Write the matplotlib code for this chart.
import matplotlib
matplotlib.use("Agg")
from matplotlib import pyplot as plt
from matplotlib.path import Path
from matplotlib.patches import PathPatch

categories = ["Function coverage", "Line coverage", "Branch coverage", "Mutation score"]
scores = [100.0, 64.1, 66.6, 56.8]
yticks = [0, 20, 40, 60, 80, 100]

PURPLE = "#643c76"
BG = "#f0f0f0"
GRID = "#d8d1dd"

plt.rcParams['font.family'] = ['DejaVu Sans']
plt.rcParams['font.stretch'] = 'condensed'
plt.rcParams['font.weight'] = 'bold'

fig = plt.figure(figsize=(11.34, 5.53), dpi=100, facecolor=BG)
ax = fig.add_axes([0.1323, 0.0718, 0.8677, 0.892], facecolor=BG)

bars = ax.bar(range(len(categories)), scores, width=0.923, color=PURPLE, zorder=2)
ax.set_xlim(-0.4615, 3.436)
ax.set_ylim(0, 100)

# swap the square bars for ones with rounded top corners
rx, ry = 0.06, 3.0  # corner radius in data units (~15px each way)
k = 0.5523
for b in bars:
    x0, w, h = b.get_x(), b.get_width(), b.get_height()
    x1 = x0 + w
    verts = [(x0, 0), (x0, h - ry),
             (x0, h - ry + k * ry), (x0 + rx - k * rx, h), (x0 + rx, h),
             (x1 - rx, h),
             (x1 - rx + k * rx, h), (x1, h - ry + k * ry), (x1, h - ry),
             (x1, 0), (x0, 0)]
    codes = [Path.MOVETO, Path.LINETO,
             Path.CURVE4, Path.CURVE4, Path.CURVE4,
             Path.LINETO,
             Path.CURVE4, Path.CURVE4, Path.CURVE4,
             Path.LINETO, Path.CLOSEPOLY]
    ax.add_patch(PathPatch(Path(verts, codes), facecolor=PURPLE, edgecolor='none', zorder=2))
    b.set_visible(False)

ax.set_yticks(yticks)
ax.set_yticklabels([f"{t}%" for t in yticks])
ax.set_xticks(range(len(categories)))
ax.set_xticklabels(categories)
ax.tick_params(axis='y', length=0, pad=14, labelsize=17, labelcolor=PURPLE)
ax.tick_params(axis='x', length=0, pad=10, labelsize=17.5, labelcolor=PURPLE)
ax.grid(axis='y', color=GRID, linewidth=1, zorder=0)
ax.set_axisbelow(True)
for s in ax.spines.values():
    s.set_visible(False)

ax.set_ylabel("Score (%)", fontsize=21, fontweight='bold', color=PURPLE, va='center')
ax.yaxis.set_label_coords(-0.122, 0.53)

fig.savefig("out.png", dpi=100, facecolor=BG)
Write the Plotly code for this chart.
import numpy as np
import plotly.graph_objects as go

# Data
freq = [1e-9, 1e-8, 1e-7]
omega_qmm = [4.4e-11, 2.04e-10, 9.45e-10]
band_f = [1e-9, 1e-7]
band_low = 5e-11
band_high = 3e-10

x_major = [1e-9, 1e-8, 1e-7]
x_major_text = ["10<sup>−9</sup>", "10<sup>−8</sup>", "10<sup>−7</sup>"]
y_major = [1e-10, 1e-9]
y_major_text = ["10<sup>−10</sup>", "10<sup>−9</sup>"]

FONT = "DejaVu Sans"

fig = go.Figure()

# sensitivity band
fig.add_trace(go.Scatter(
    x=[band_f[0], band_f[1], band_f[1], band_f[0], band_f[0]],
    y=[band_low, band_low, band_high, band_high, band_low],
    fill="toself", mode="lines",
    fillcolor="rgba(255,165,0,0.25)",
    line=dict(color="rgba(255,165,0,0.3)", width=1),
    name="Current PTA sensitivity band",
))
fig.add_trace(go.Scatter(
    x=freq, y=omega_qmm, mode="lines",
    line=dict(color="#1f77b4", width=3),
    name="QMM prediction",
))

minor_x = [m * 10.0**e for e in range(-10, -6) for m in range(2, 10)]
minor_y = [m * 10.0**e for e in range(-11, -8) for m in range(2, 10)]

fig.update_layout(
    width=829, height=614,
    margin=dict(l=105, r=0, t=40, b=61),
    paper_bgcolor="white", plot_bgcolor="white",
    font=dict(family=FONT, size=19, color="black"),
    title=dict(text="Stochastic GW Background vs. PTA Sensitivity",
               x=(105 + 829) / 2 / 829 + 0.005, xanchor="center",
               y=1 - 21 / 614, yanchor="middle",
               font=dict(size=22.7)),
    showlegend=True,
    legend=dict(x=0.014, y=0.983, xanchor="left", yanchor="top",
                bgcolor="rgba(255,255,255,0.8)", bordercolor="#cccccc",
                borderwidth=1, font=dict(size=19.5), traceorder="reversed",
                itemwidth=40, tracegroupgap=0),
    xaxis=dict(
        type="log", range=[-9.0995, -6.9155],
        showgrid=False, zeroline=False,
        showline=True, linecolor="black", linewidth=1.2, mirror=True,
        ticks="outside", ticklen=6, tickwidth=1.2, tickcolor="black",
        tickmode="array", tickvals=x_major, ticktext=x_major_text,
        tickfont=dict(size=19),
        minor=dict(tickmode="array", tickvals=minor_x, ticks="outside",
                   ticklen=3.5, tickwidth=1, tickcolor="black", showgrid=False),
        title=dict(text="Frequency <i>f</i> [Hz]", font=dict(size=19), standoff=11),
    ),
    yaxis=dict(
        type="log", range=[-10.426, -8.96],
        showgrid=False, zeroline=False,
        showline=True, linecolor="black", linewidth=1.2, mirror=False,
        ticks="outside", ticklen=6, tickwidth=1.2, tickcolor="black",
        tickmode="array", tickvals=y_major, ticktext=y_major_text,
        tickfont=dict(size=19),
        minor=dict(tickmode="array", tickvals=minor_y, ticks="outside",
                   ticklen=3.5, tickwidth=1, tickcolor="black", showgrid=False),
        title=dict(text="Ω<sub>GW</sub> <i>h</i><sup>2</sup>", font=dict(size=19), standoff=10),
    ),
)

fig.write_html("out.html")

(Exercise)
Return exactly the opening lines of the listing above, ending with the line that has "b.set_visible(False)".

(Answer to the task)
Write the matplotlib code for this chart.
import matplotlib
matplotlib.use("Agg")
from matplotlib import pyplot as plt
from matplotlib.path import Path
from matplotlib.patches import PathPatch

categories = ["Function coverage", "Line coverage", "Branch coverage", "Mutation score"]
scores = [100.0, 64.1, 66.6, 56.8]
yticks = [0, 20, 40, 60, 80, 100]

PURPLE = "#643c76"
BG = "#f0f0f0"
GRID = "#d8d1dd"

plt.rcParams['font.family'] = ['DejaVu Sans']
plt.rcParams['font.stretch'] = 'condensed'
plt.rcParams['font.weight'] = 'bold'

fig = plt.figure(figsize=(11.34, 5.53), dpi=100, facecolor=BG)
ax = fig.add_axes([0.1323, 0.0718, 0.8677, 0.892], facecolor=BG)

bars = ax.bar(range(len(categories)), scores, width=0.923, color=PURPLE, zorder=2)
ax.set_xlim(-0.4615, 3.436)
ax.set_ylim(0, 100)

# swap the square bars for ones with rounded top corners
rx, ry = 0.06, 3.0  # corner radius in data units (~15px each way)
k = 0.5523
for b in bars:
    x0, w, h = b.get_x(), b.get_width(), b.get_height()
    x1 = x0 + w
    verts = [(x0, 0), (x0, h - ry),
             (x0, h - ry + k * ry), (x0 + rx - k * rx, h), (x0 + rx, h),
             (x1 - rx, h),
             (x1 - rx + k * rx, h), (x1, h - ry + k * ry), (x1, h - ry),
             (x1, 0), (x0, 0)]
    codes = [Path.MOVETO, Path.LINETO,
             Path.CURVE4, Path.CURVE4, Path.CURVE4,
             Path.LINETO,
             Path.CURVE4, Path.CURVE4, Path.CURVE4,
             Path.LINETO, Path.CLOSEPOLY]
    ax.add_patch(PathPatch(Path(verts, codes), facecolor=PURPLE, edgecolor='none', zorder=2))
    b.set_visible(False)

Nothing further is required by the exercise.